Historien de l’art, Laurent Bolard publie aux éditions Hazan un magnifique ouvrage en hommage à la ville de Rome. La peinture et la littérature y prennent langue pour portraiturer une ville éternelle – et inépuisable.
Laurent Bolard ne s’y trompe pas. Dans une introduction intitulée « Pour l’amour de Rome », il souligne le caractère intemporel et inépuisable de la capitale italienne. Baroque, Renaissance, catholicisme, art médiéval ou institutions politiques s’y enchevêtrent à chaque coin de rue. Caractérisée par une histoire mouvementée, une pluralité de statuts, la louve ou encore – eh oui ! – la circulation automobile, Rome se distingue surtout par « l’ivresse des panoramas que la ville propose et qu’ont tant chantés les peintres et les écrivains ». Les multiples et vertigineux points de vue des sept collines n’y sont évidemment pas étrangers. Rome est un modèle pour les uns, une muse pour les autres, une source d’inspiration et d’émerveillement en perpétuelle réinvention, où les époques se juxtaposent partout et en tout temps.
L’historien Laurent Bolard a décidé de faire dialoguer l’image et le texte, d’emprunter aux peintres et aux auteurs de quoi rendre un hommage artistique à la Ville Éternelle. Ippolito Caffi et George Owen Wynne Apperley y peignent avec révérence un Forum majestueux, que Charles Dupaty décrit dans ses Lettres sur l’Italie comme l’ancien « centre de Rome, et par conséquent du monde » et dont il regrette qu’il soit devenu un vulgaire « champ des vaches » dans les années 1780. Goethe notait quant à lui au sujet du Colisée que « quand on voit ce monument, tout le reste semble rapetissé ». D’ailleurs, « il est si grand que l’esprit ne peut en garder l’image ». L’historien français Hippolyte Taine se dit à son tour « subitement secoué » devant cet « être complet et formidable ». La somptueuse vision du Colisée depuis le mont Palatin, immortalisée par Carlo Labruzzi, ou la vue intérieure qu’en offre Hubert Robert attestent de l’irrémédiable grandeur de cet ouvrage bimillénaire.
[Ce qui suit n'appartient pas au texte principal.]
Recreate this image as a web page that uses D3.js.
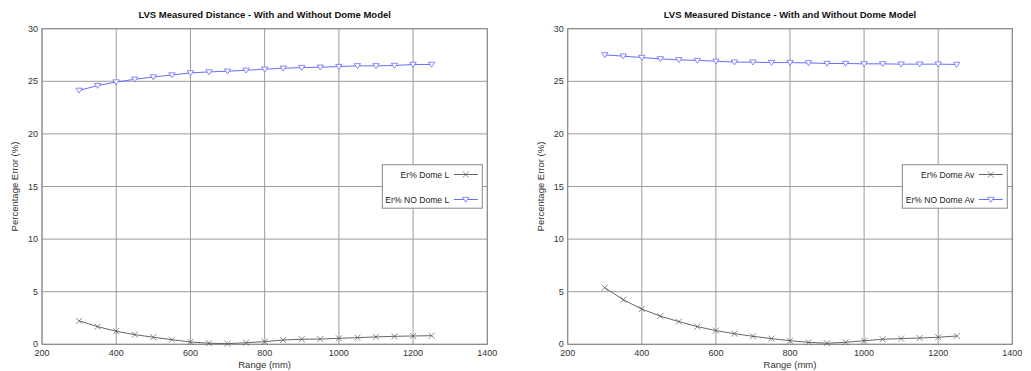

Le Panthéon est un autre haut lieu de la capitale italienne. Apollonio Domenichini et Giovanni Paolo Panini en ont dressé des tableaux intérieurs et extérieurs mémorables, tandis que le poète André Suarès en a salué la « lumière incomparable » et les « puissantes colonnes ».
Se penchant sur les villas romaines, sur les descriptions parfois désenchantées d’Hippolyte Taine ou sur les écrits doux-amers d’Émile Zola, Laurent Bolard puise dans la littérature et la peinture de quoi caractériser une capitale plurielle sur laquelle chacun peut projeter ses proposes vision et sensibilité. C’est Bernardo Bellotto saisissant la place du Capitole en plan large et vue diagonale ou Anton Ivanovich Ivanov peignant la Piazza del Popolo en plongée. C’est aussi, plus proche de nous, des extraits d’Encre sympathique, de Patrick Modiano. Mais ce bel ouvrage s’avère avant tout précieux pour les nombreuses références (et révérences) qu’il exhume. Écheveau de textes et de toiles, ce Rome des peintres et des écrivains dresse un panorama artistique de la Ville Éternelle. S’il est loin d’être exhaustif, si on aurait envie d’y ajouter des centaines d’œuvres – et peut-être même issues d’autres disciplines –, ce beau-livre (en petit format) constitue un passionnant double témoignage : sur Rome elle-même, mais aussi sur la manière dont l’art peut s’emparer d’un objet pour le magnifier – et parfois, le satiriser.